Basaria mengingatkan, membayar sejumlah uang untuk mendapatkan SIM dengan mudah dan cepat tanpa prosedur sesuai peraturan merupakan penyuapan. Menyuap masuk ke dalam 33 kategori modus korupsi. Begitu pula menyontek saat ujian di kampus yang digolongkan sebagai perilaku koruptif. “Karena korupsi bermula dari diri sendiri,” kata Basaria. “Selama ada niat dan kesempatan.”
Basaria mengingatkan perilaku korup bisa dipangkas melalui pendekatan keluarga, termasuk ibu. Ibu bisa berperan dalam mencegah tindakan korup sejak dini. “Ibu bisa memberi contoh bertindak jujur dalam keluarga. Bisa mengingatkan suaminya yang bekerja di pemerintahan untuk menerima gaji yang halal,” kata Basaria.
Perempuan Yogyakarta, kata Basaria, berdasarkan riset KPK pada tahun 2014, masih tergolong kurang dalam pendidikan pencegahan korupsi. Dari data KPK itu hanya empat persen perempuan yang mengajarkan kejujuran kepada anak-anaknya. “Padahal kalau semua perempuan itu berani menyatakan tidak pada korupsi, bisa mengurangi tindakan korup di negeri ini,” kata Basaria yang berencana memberikan pelatihan 2-3 hari.
Dosen Fakultas Hukum Universitas Atmajaya Yogyakarta Anny Retnowati meminta keterlibatan kampus dalam gerakan antikorupsi. Gerakan itu bisa dengan melibatkan peran aktif mahasiswa. “Kalau ada sinyalemen perilaku korup, mahasiswa melaporkan. Cari info benar tidaknya. Kampus tak boleh diam,” kata Anny.

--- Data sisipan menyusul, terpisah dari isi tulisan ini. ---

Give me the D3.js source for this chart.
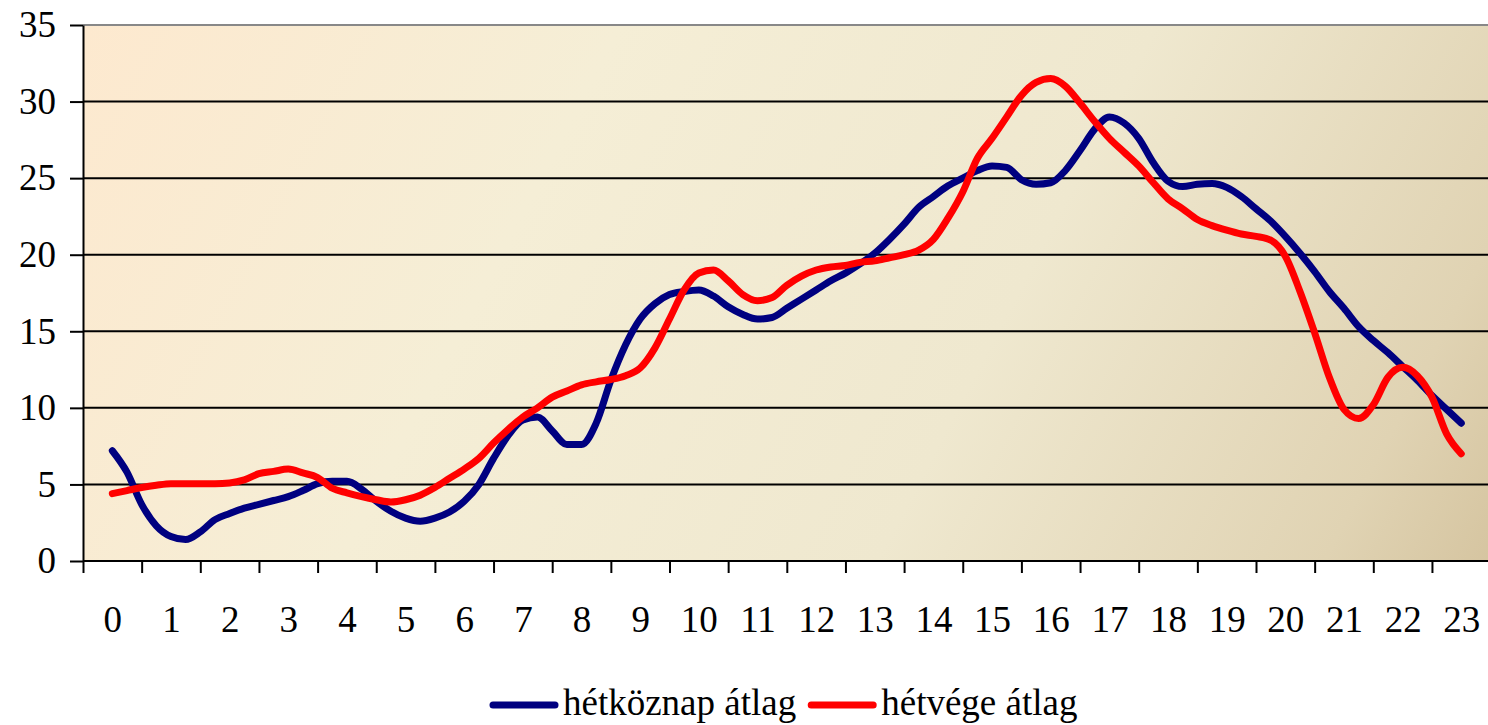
<!DOCTYPE html>
<html>
<head>
<meta charset="utf-8">
<script src="https://cdn.jsdelivr.net/npm/d3@7"></script>
<style>
  html, body { margin: 0; padding: 0; background: #fff; }
  svg { display: block; }
  text { font-family: "Liberation Serif", "Times New Roman", serif; fill: #000; }
</style>
</head>
<body>
<svg id="chart"></svg>
<script>
// quarter-hour averages, hour 0 .. 23
const hourLabels = d3.range(0, 24).map(String);
const yTicks = [0, 5, 10, 15, 20, 25, 30, 35];

const weekdayAvg = [
  7.2, 5.8, 3.7, 2.3,
  1.6, 1.4, 1.9, 2.7,
  3.1, 3.45, 3.7, 3.95,
  4.2, 4.6, 5.05, 5.2,
  5.2, 4.7, 3.9, 3.25,
  2.8, 2.6, 2.8, 3.2,
  3.9, 5.0, 6.7, 8.2,
  9.2, 9.4, 8.5, 7.6,
  7.6, 9.0, 11.8, 14.1,
  15.8, 16.8, 17.4, 17.6,
  17.7, 17.3, 16.6, 16.1,
  15.8, 15.9, 16.5, 17.1,
  17.7, 18.3, 18.8, 19.4,
  20.1, 21.0, 22.0, 23.1,
  23.8, 24.5, 25.0, 25.5,
  25.8, 25.7, 24.9, 24.6,
  24.7, 25.5, 26.8, 28.2,
  29.0, 28.6, 27.6, 26.0,
  24.8, 24.45, 24.6, 24.65,
  24.4, 23.8, 23.0, 22.2,
  21.2, 20.1, 18.9, 17.6,
  16.5, 15.3, 14.4, 13.6,
  12.7, 11.8, 10.8, 9.9,
  9.0
];

const weekendAvg = [
  4.4, 4.6, 4.8, 4.95,
  5.05, 5.05, 5.05, 5.05,
  5.1, 5.3, 5.7, 5.85,
  6.0, 5.75, 5.45, 4.75,
  4.45, 4.2, 4.0, 3.85,
  4.0, 4.3, 4.8, 5.4,
  6.0, 6.7, 7.7, 8.6,
  9.4, 10.0, 10.7, 11.1,
  11.5, 11.7, 11.85, 12.1,
  12.6, 13.9, 15.8, 17.7,
  18.8, 19.0, 18.3, 17.4,
  17.0, 17.2, 18.0, 18.6,
  19.0, 19.2, 19.3, 19.5,
  19.6, 19.8, 20.0, 20.3,
  21.0, 22.4, 24.1, 26.3,
  27.6, 29.0, 30.4, 31.25,
  31.5, 31.0, 29.9, 28.7,
  27.6, 26.7, 25.8, 24.7,
  23.65, 23.0, 22.3, 21.9,
  21.6, 21.35, 21.2, 20.95,
  19.9, 17.6, 14.9, 12.0,
  9.9, 9.3, 10.2, 12.0,
  12.65, 12.1, 10.7, 8.3,
  7.0
];

const seriesNames = ['hétköznap átlag', 'hétvége átlag'];
const seriesColors = ['#000080', '#ff0000'];

const width = 1488;
const height = 725;
const margin = { top: 25, right: 0, bottom: 164, left: 83 };
const plotW = width - margin.left - margin.right;
const plotH = height - margin.top - margin.bottom;
const fontSize = 37;

const svg = d3.select('#chart').attr('width', width).attr('height', height);

const defs = svg.append('defs');
const grad = defs.append('linearGradient')
  .attr('id', 'bg')
  .attr('gradientUnits', 'userSpaceOnUse')
  .attr('x1', margin.left).attr('y1', margin.top)
  .attr('x2', width).attr('y2', margin.top + plotH + 200);
grad.append('stop').attr('offset', 0).attr('stop-color', '#fde9cf');
grad.append('stop').attr('offset', 0.3).attr('stop-color', '#f5eed6');
grad.append('stop').attr('offset', 0.6).attr('stop-color', '#efe8cf');
grad.append('stop').attr('offset', 0.85).attr('stop-color', '#e0d3b3');
grad.append('stop').attr('offset', 1).attr('stop-color', '#cfbc95');

const x = d3.scaleLinear().domain([-0.5, 23.5]).range([margin.left, margin.left + 24 * 58.65]);
const y = d3.scaleLinear().domain([0, 35]).range([margin.top + plotH, margin.top]);

svg.append('rect')
  .attr('x', margin.left).attr('y', margin.top)
  .attr('width', plotW).attr('height', plotH)
  .attr('fill', 'url(#bg)');

// gridlines
svg.append('g')
  .selectAll('line')
  .data(yTicks.filter((d) => d > 0))
  .join('line')
  .attr('x1', margin.left).attr('x2', width)
  .attr('y1', (d) => y(d)).attr('y2', (d) => y(d))
  .attr('stroke', (d) => (d === 35 ? '#888' : '#000'))
  .attr('stroke-width', 2);

// y axis
const yAxis = d3.axisLeft(y).tickValues(yTicks).tickSize(13).tickPadding(14).tickSizeOuter(0);
const yAxisG = svg.append('g').attr('transform', `translate(${margin.left},0)`).call(yAxis);
yAxisG.select('.domain').attr('stroke', '#000').attr('stroke-width', 2);
yAxisG.selectAll('.tick line').attr('stroke', '#000').attr('stroke-width', 2);
yAxisG.selectAll('.tick text').attr('font-size', fontSize).attr('font-family', '"Liberation Serif", serif').attr('fill', '#000');

// x axis: ticks between categories, labels centred
const xTickVals = d3.range(0, 25).map((k) => k - 0.5);
const xAxisTicks = d3.axisBottom(x).tickValues(xTickVals).tickSize(12).tickFormat('').tickSizeOuter(0);
const xg = svg.append('g').attr('transform', `translate(0,${margin.top + plotH})`).call(xAxisTicks);
xg.select('.domain').attr('d', `M${margin.left},0H${width}`).attr('stroke', '#000').attr('stroke-width', 2);
xg.selectAll('.tick line').attr('stroke', '#000').attr('stroke-width', 2);

const xLabelAxis = d3.axisBottom(x)
  .tickValues(d3.range(0, 24))
  .tickFormat((d) => hourLabels[d])
  .tickSize(0).tickPadding(45);
const xl = svg.append('g').attr('transform', `translate(0,${margin.top + plotH})`).call(xLabelAxis);
xl.select('.domain').remove();
xl.selectAll('.tick text').attr('font-size', fontSize).attr('font-family', '"Liberation Serif", serif').attr('fill', '#000');

// lines
const line = d3.line()
  .x((d, i) => x(i / 4))
  .y((d) => y(d))
  .curve(d3.curveMonotoneX);

[weekdayAvg, weekendAvg].forEach((values, i) => {
  svg.append('path')
    .datum(values)
    .attr('d', line)
    .attr('fill', 'none')
    .attr('stroke', seriesColors[i])
    .attr('stroke-width', 7)
    .attr('stroke-linecap', 'round')
    .attr('stroke-linejoin', 'round');
});

// legend
const legend = svg.append('g').attr('transform', 'translate(493,705)');
let lx = 0;
seriesNames.forEach((name, i) => {
  legend.append('line')
    .attr('x1', lx).attr('x2', lx + 62)
    .attr('y1', 0).attr('y2', 0)
    .attr('stroke', seriesColors[i])
    .attr('stroke-width', 7)
    .attr('stroke-linecap', 'round');
  const t = legend.append('text')
    .attr('x', lx + 70).attr('y', 10)
    .attr('font-size', 37)
    .text(name);
  lx += 70 + t.node().getComputedTextLength() + 15;
});
</script>
</body>
</html>
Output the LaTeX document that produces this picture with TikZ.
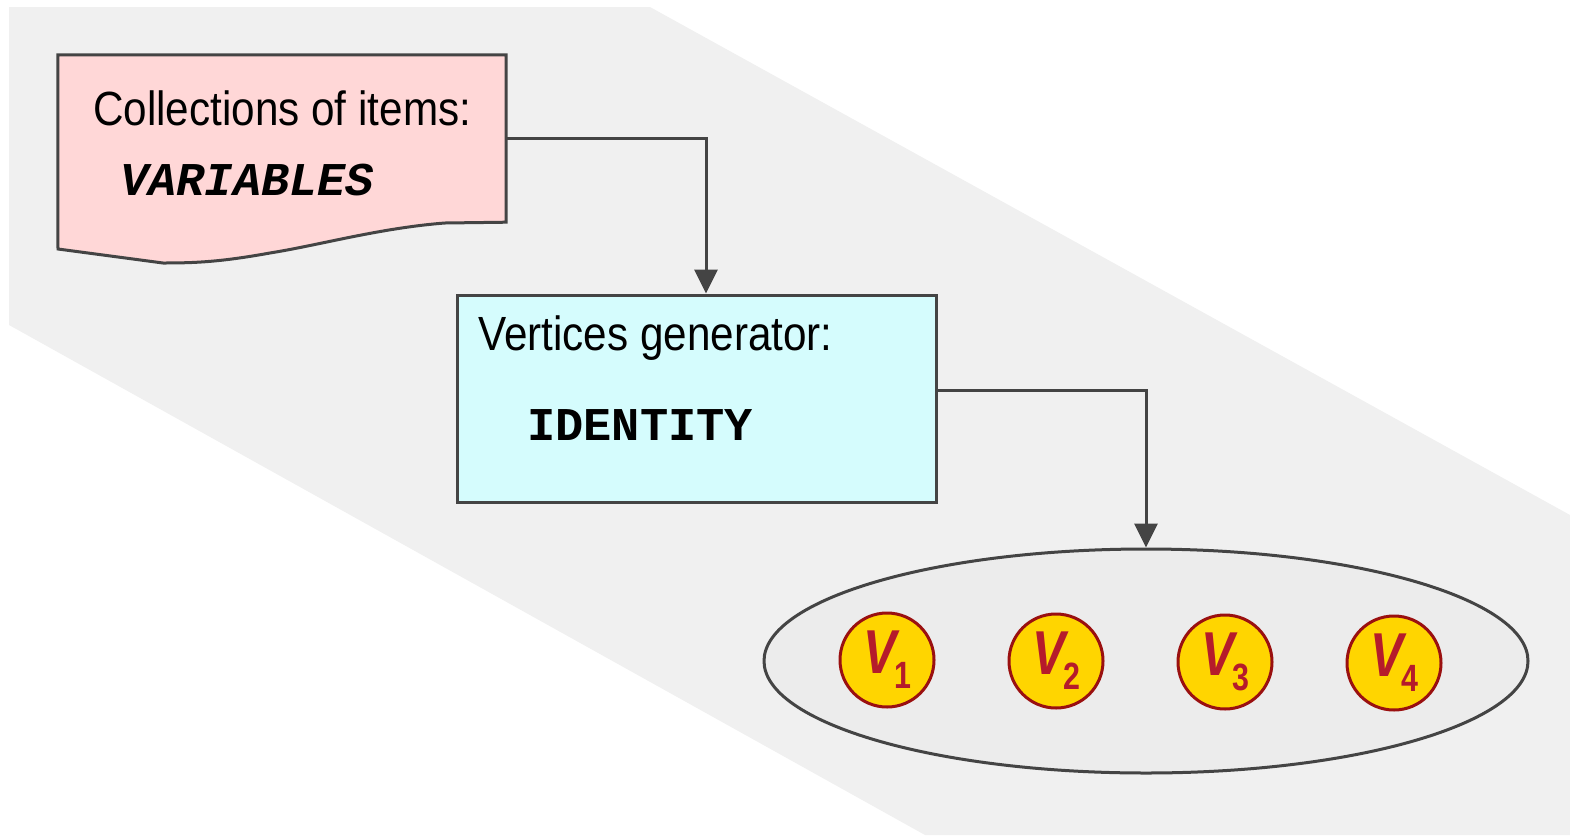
\documentclass[tikz,border=0pt]{standalone}
\usepackage{fontspec}
\usetikzlibrary{arrows.meta,shapes.geometric,calc}
\setmainfont{Liberation Sans}
\newfontfamily\lblfont[FakeStretch=0.88]{Liberation Sans}
\newfontfamily\vfont[FakeStretch=0.8]{Liberation Sans}
\newfontfamily\codefont{Liberation Mono}
\definecolor{bggray}{HTML}{F0F0F0}
\definecolor{linegray}{HTML}{444444}
\definecolor{docpink}{HTML}{FFD7D7}
\definecolor{gencyan}{HTML}{D5FCFD}
\definecolor{setgray}{HTML}{ECECEC}
\definecolor{vgold}{HTML}{FFD500}
\definecolor{vrim}{HTML}{9A1010}
\definecolor{vtext}{HTML}{B51B2B}
\tikzset{
  outline/.style={draw=linegray, line width=3pt},
  flow/.style={draw=linegray, line width=3pt, -{Triangle[width=23pt,length=24pt]}},
  plaintext/.style={inner sep=0pt, anchor=base west},
  vertex/.style={circle, draw=vrim, line width=3pt, fill=vgold, minimum size=94pt, inner sep=0pt, text=vtext},
}
\newcommand{\vlabel}[1]{{\vfont\fontsize{62}{62}\selectfont\bfseries\itshape V}\kern-2pt\raisebox{-15pt}{\vfont\fontsize{38}{38}\selectfont\bfseries #1}}
\begin{document}
\begin{tikzpicture}[x=1pt, y=-1pt]
  \useasboundingbox (0,0) rectangle (1570,835);
  % shaded band behind the flow
  \fill[bggray] (9,7) -- (650,7) -- (1570,515) -- (1570,835) -- (925,835) -- (9,325) -- cycle;

  % document-shaped source box
  \node[rectangle, minimum width=448pt, minimum height=167pt, inner sep=0pt] (doc) at (282,138.5) {};
  \path[outline, fill=docpink] (doc.north west) -- (doc.north east) -- (doc.south east)
    -- (445,223) .. controls (380,228) and (320,245) .. (270,253)
    .. controls (220,262) and (195,263) .. (163,263) -- (58,249) -- cycle;
  \node[plaintext] (doctitle) at (93,125) {\lblfont\fontsize{48}{48}\selectfont Collections of items:};
  \node[plaintext] (docname) at (120,195) {\codefont\fontsize{47}{47}\selectfont\bfseries\itshape VARIABLES};

  % generator box
  \node[rectangle, outline, fill=gencyan, minimum width=479pt, minimum height=207pt, inner sep=0pt] (gen) at (696.5,398.5) {};
  \node[plaintext] (gentitle) at (478,350) {\lblfont\fontsize{48}{48}\selectfont Vertices generator:};
  \node[plaintext] (genname) at (527,440) {\codefont\fontsize{47}{47}\selectfont\bfseries IDENTITY};

  % resulting vertex set
  \node[ellipse, outline, fill=setgray, minimum width=764pt, minimum height=224pt, inner sep=0pt] (set) at (1146,661) {};
  \node[vertex] (v1) at (887,660) {\vlabel{1}};
  \node[vertex] (v2) at (1056,661) {\vlabel{2}};
  \node[vertex] (v3) at (1225,662) {\vlabel{3}};
  \node[vertex] (v4) at (1394,663) {\vlabel{4}};

  % connectors
  \draw[flow] (doc.east) -| ([xshift=9.5pt]gen.north);
  \draw[flow] ([yshift=8.5pt]gen.east) -| (set.north);
\end{tikzpicture}
\end{document}
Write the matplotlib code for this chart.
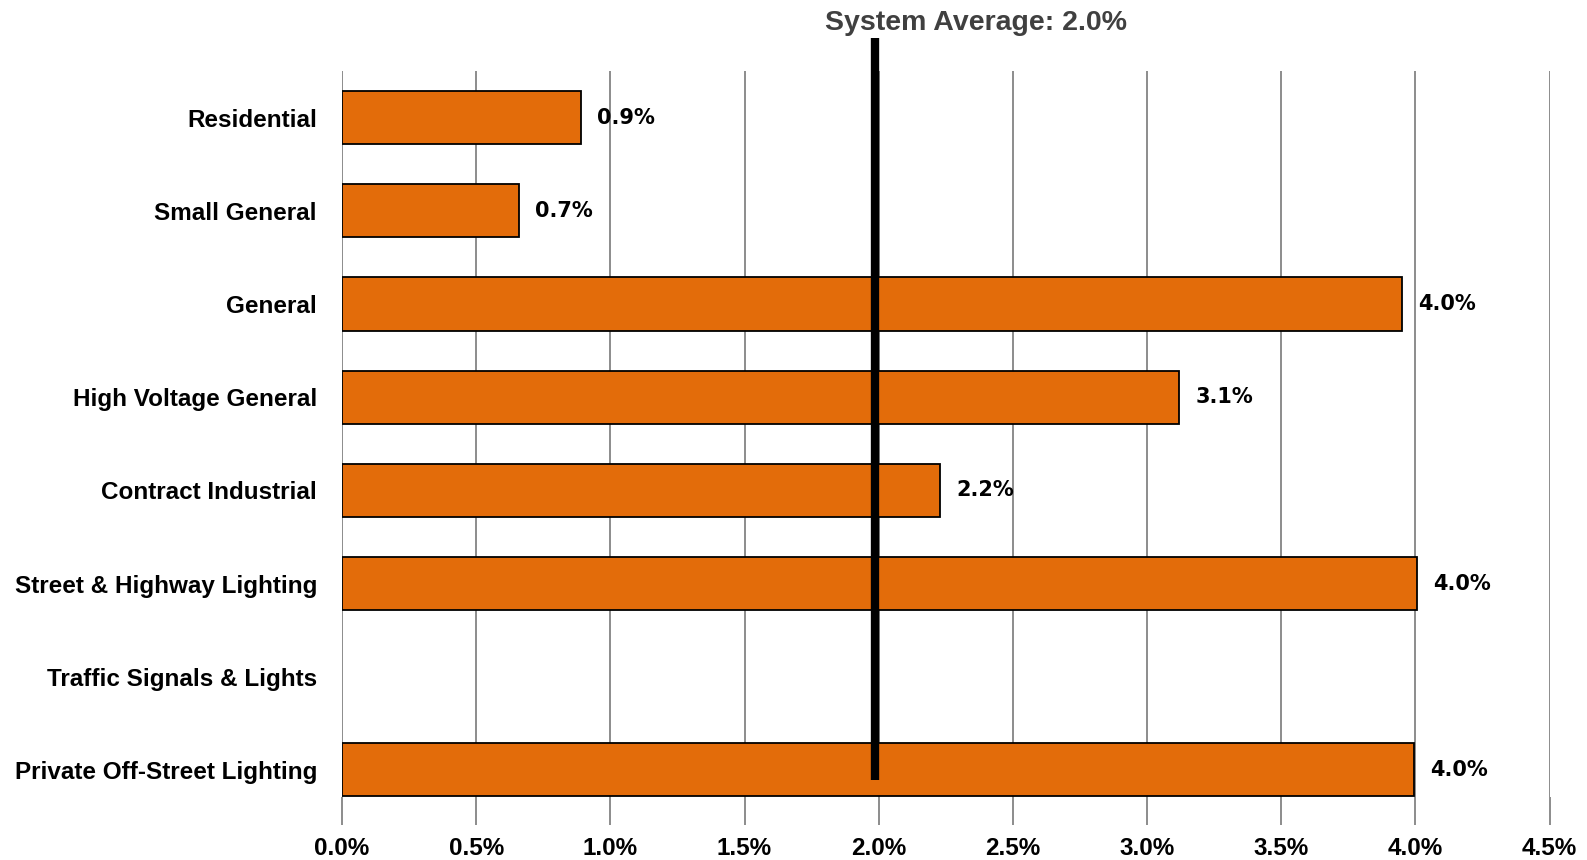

Peneliti Pusat Anti Korupsi UGM Zaenur Rochman mencontohkan pendidikan karakter yang diutamakan diterapkan terhadap anak-anak sejak usia dini hingga duduk di bangku sekolah dasar di Jepang dan Korea. Bukan pendidikan kognitif. Pendidikan karakter yang dimaksud seperti jujur, displin, berani bertanggung jawab. “Bangsa Indonesia tak punya budaya malu. Bahkan feodalisme dipelihara untuk memberikan upeti kepada penguasa agar diberi kemudahan,” kata Zaenur.